C’est une histoire de ravissement et d’adoubement, d’un premier amour licencieux et fervent, idolâtre et fétichiste, retrouvé des années après que la passion a cessé de brûler.
La narratrice se souvient de ses 16 ans dans la chaleur de l’été corse, quand, cloîtrée dans le parc à bungalows d’un parent chaperon, elle passait ses journées à attendre et à espionner une fille plus âgée qu’elle et qui la troublait. Une fille aux yeux verts qui se baignait nue dans les criques avec "son amie", l’interpellait par son nom de famille, buvait, fumait, évoquait New York où elle avait vécu, habitait surtout avec confiance un corps mince et affranchi que l’adolescente enviait.
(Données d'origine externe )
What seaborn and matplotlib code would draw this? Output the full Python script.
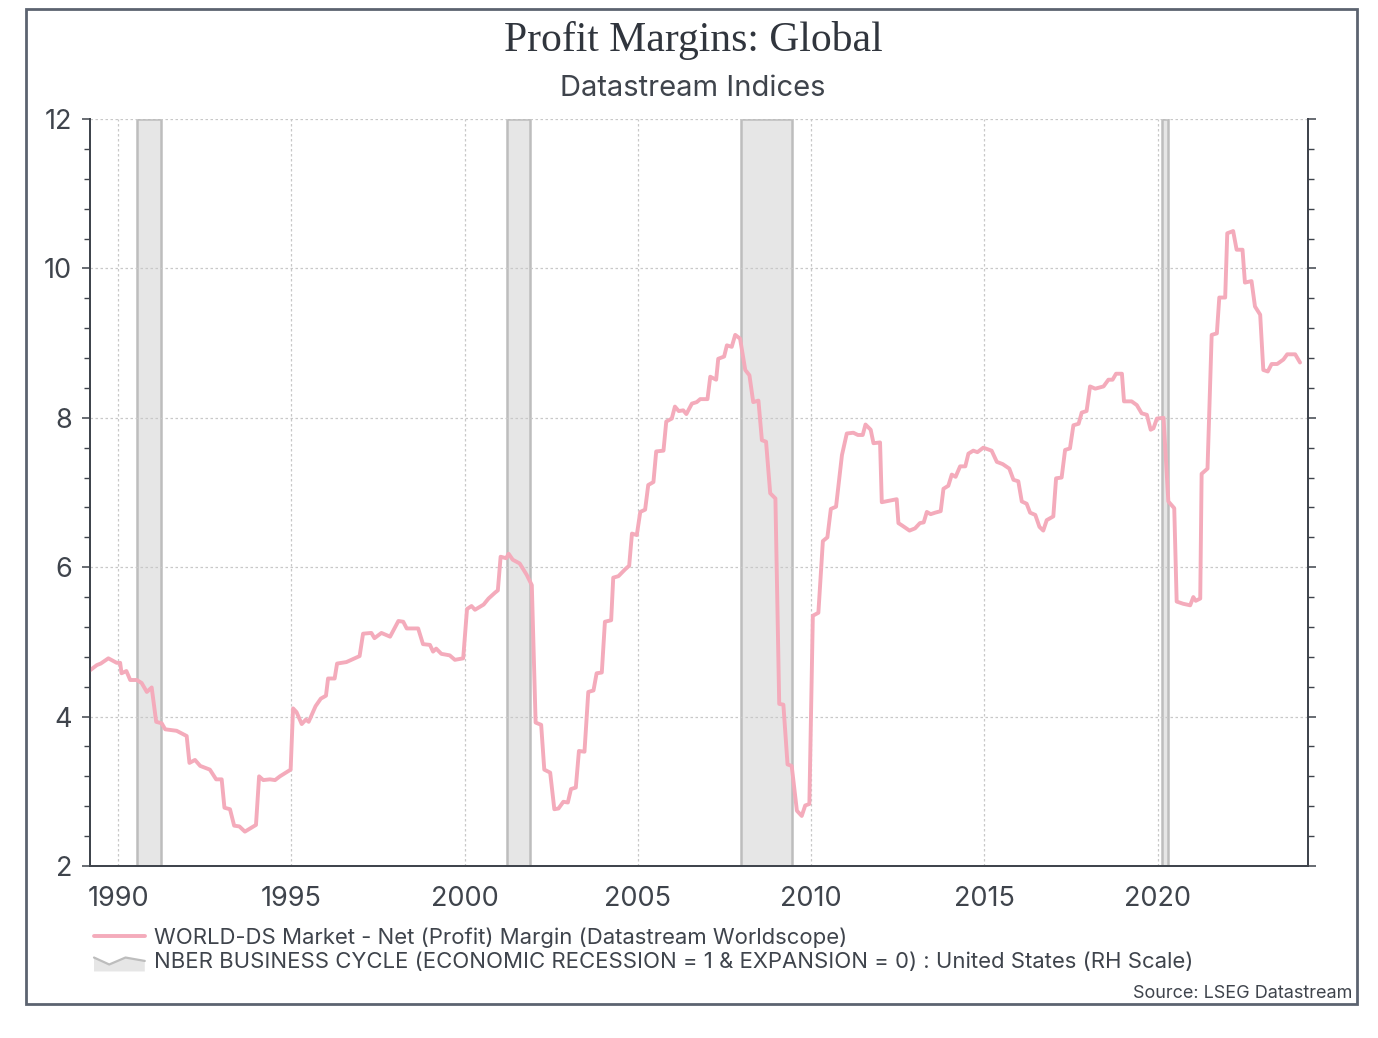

Au début, "[l]’envier n’était pas le désirer. Je ne voulais pas l’avoir, je voulais l’être - elle". Avant que ne naisse "le désir de l’étreindre". "J’étais happée par ses chutes, sa solitude, sa liberté haranguée par-dessus les abîmes, ses exaltations et ses injonctions à vivre, une connaissance qu’elle semblait avoir de l’urgence et que je possédais aussi." Mais "aimer une fille n’allait pas de soi": il fallait affronter la peur, plus tard la honte. Avoir de l’audace pour oser s’approcher de quelqu’un de son genre, s’aventurer avec Ce genre de fille sur ces chemins inconnus et interdits. L’embrasser? "C’était un secret, un risque, une cachette, une absence, un saisissement qui durait, la brûlure. Y penser encore, languir, tenir - audace ! Fière alors d’un chagrin inédit, inavouable, supérieur." Car très vite, il faudrait affronter le manque de cet amour empêché.
Longtemps après les premiers mots écrits sur une nappe en papier, après les rencontres intermittentes, après les lettres reçues et envoyées, après les parenthèses enchantées - "[n]ous avions retrouvé l’espérance, ne parlions de rien, prenions au sérieux les choses petites. Le soir, je fabriquais un rideau de fortune avec des pinces à linge et une serviette" -, après les hivers et les éclipses - "il m’est arrivé de l’oublier longtemps" -, après la fin de la jeunesse, voir les années abolies dans un "bonjour, précipité d’amour dans ce seul mot natal", dans un geste anodin, dans une conversation de reconnaissance.
Après Une saison (Arléa, 2013), Ce genre de fille, beau roman qui célèbre le goût doux-amer de la loyauté à un amour fondateur, est le deuxième roman de Sylvie Bocqui.